Some notable changes between the plant communities include the initial decrease of rose (Rosa acicularis), raspberry (Rubus idaeus), fireweed (Chamerion angustifolium), aspen (Populus tremuloides), highbush cranberry (Viburnum edule), alder (Alnus spp.), Canadian gooseberry (Ribes oxyacanthoides), and bracted honeysuckle (Lonicera involucrata). These species are all generally larger in form and have greater leaf area than low-lying and trailing plants. With the addition of GBH in year one, many of these species will have experienced a reduction in growth, reducing competition and allowing the understory species such as dwarf blueberry (Vaccinium caespitosum), velvet blueberry (Vaccinium myrtilloides), lingonberry (Vaccinium vitis-idaea), and kinnikinnick (Arctostaphylos uva-ursi) to cover a greater area; this can be seen in the shifts of the plant community down and to the left of the untreated reference plots (Figure 13).

Figure 13. PCoA of plant communities in three subregions of Alberta. Colored ellipses represent the overall shift in the plant community, comparing untreated plots (green), 1 year after treatment (yellow), and 2 years after treatment (red dashed). Vectors overlaid indicate species of interest (black), as well as environmental factors (grey) and Shannon's and Simpson's indices (orange). "CM" = central mixedwood. "LF" = lower foothills. "UF" = upper foothills. Only subregions with corresponding untreated reference plots are included in the ordination. 
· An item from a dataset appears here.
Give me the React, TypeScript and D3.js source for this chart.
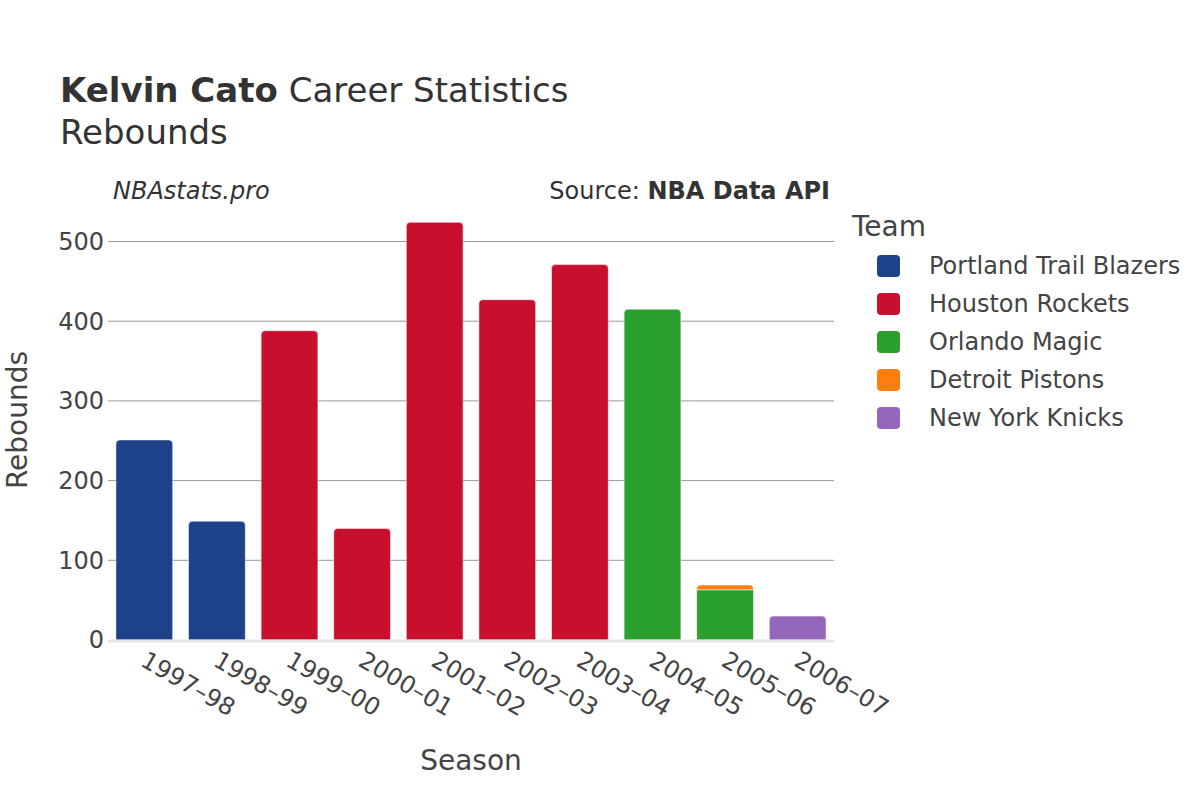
import React from "react";
import * as d3 from "d3";

const seasons = ["1997–98", "1998–99", "1999–00", "2000–01", "2001–02", "2002–03", "2003–04", "2004–05", "2005–06", "2006–07"];
const teams = ["Portland Trail Blazers", "Houston Rockets", "Orlando Magic", "Detroit Pistons", "New York Knicks"];
const teamColors = ["#1d428a", "#c8102e", "#2ca02c", "#ff7f0e", "#9467bd"];
const portland = [251, 149, 0, 0, 0, 0, 0, 0, 0, 0];
const houston = [0, 0, 388, 140, 524, 427, 471, 0, 0, 0];
const orlando = [0, 0, 0, 0, 0, 0, 0, 415, 63, 0];
const detroit = [0, 0, 0, 0, 0, 0, 0, 0, 6, 0];
const knicks = [0, 0, 0, 0, 0, 0, 0, 0, 0, 30];
const yTicks = [0, 100, 200, 300, 400, 500];

const FONT = "'DejaVu Sans', sans-serif";
const TXT = "#444";

function topRounded(x: number, y0: number, y1: number, w: number, r: number) {
  const h = y0 - y1;
  const rr = Math.min(r, h, w / 2);
  return `M${x},${y0}L${x},${y1 + rr}Q${x},${y1} ${x + rr},${y1}L${x + w - rr},${y1}Q${x + w},${y1} ${x + w},${y1 + rr}L${x + w},${y0}Z`;
}

export default function App() {
  const left = 108, right = 834;
  const x = d3.scaleBand<string>().domain(seasons).range([left, right]).paddingInner(0.218).paddingOuter(0.109);
  const y = d3.scaleLinear().domain([0, 500]).range([640, 241.5]);
  const series = [portland, houston, orlando, detroit, knicks];
  const rows = seasons.map((s, i) => {
    const o: any = { season: s };
    teams.forEach((t, k) => (o[t] = series[k][i]));
    return o;
  });
  const stacked = d3.stack<any>().keys(teams)(rows);
  const topIdx = seasons.map((_, i) => {
    let idx = -1;
    teams.forEach((_, k) => { if (series[k][i] > 0) idx = k; });
    return idx;
  });

  return (
    <svg width={1200} height={800} style={{ display: "block", position: "absolute", left: 0, top: 0, fontFamily: FONT }}>
      <rect width={1200} height={800} fill="#fff" />
      <text x={60} y={102} fontSize={34} fill="#333">
        <tspan fontWeight="bold">Kelvin Cato</tspan>
        <tspan> Career Statistics</tspan>
      </text>
      <text x={60} y={144} fontSize={34} fill="#333">Rebounds</text>
      <text x={113} y={199} fontSize={24} fontStyle="italic" fill="#333">NBAstats.pro</text>
      <text x={830} y={199} fontSize={24} textAnchor="end" fill="#333">
        Source: <tspan fontWeight="bold">NBA Data API</tspan>
      </text>

      {yTicks.filter(t => t > 0).map(t => (
        <line key={t} x1={left} x2={right} y1={y(t)} y2={y(t)} stroke="#999" strokeWidth={1} />
      ))}
      {yTicks.map(t => (
        <text key={t} x={104} y={y(t)} dy="0.35em" textAnchor="end" fontSize={24} fill={TXT}>{t}</text>
      ))}

      {stacked.map((layer, k) => (
        <g key={teams[k]}>
          {layer.map((d, i) => {
            if (series[k][i] <= 0) return null;
            const bx = x(seasons[i])!;
            const bw = x.bandwidth();
            const y0 = y(d[0]);
            const y1 = y(d[1]);
            const path = topIdx[i] === k
              ? topRounded(bx, y0, y1, bw, 4)
              : `M${bx},${y0}L${bx},${y1}L${bx + bw},${y1}L${bx + bw},${y0}Z`;
            return <path key={i} d={path} fill={teamColors[k]} stroke="#fff" strokeOpacity={0.5} strokeWidth={1} />;
          })}
        </g>
      ))}
      <line x1={left} x2={right} y1={y(0) + 1} y2={y(0) + 1} stroke="#e5e5e5" strokeWidth={3} />

      {seasons.map(s => (
        <text key={s} transform={`translate(${x(s)! + x.bandwidth() / 2 - 5},665) rotate(30)`} fontSize={24} fill={TXT}>{s}</text>
      ))}

      <text x={471} y={770} textAnchor="middle" fontSize={28} fill={TXT}>Season</text>
      <text transform="translate(27,420) rotate(-90)" textAnchor="middle" fontSize={28} fill={TXT}>Rebounds</text>

      <text x={852} y={236} fontSize={28} fill={TXT}>Team</text>
      {teams.map((t, k) => {
        const cy = 266 + k * 38;
        return (
          <g key={t}>
            <rect x={877} y={cy - 11} width={23} height={22} rx={4} fill={teamColors[k]} />
            <text x={929} y={cy} dy="0.35em" fontSize={24} fill={TXT}>{t}</text>
          </g>
        );
      })}
    </svg>
  );
}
As stated above, many of the plots are dominated by a few species. Relative frequency of fireweed, rose, raspberry, willow (Salix spp.), and blueberry species is much higher than that of the other species of interest (Figure 14). Frequency is measured here by the presence or absense of species throughout each of the natural subregions. Many species were only recorded a few times throughout all of the cut blocks, including alder, kinnikinnick, paper birch (Betula papyrifera), bracted honeysuckle, skunk currant (Ribes glandulosum), and mountain ash (Sorbus scopulina).  

Compared to the untreated cut blocks, several species of interest appear more frequently in the years following glyphosate application. In the central mixedwoods region, kinnikinnick, fireweed, rose, and lingonberry appear more frequently (Figure 14). The lower foothills also had more kinnikinnick, as well as increases in frequency of marsh labrador tea (Ledum palustre), velvet blueberry, and lingonberry. The upper foothills saw increases in kinnikinnick, marsh labrador tea, velvet blueberry, lingonberry, and highbush cranberry. As previously mentioned, species such as kinnikinick, lingonberry, and blueberries will appear more frequently as competition from overstory species is reduced. 

After initial application of GBH, relative abundance decreased for some species (Figure 15). Relative abundance was calculated using the % cover data, indicating how much area each plant takes up in each subregion. For species such as aspen, and raspberry, the abundance decreased following herbicide treatment. Raspberry and rose often occur together in similar ecosite types, and where raspberry is reduced, abundance of rose can be seen to increase (Figure 15). 

Again, abundance of kinnikinnick, lingonberry, dwarf blueberry, and velvet blueberry can be seen increasing as competition from other species is reduced.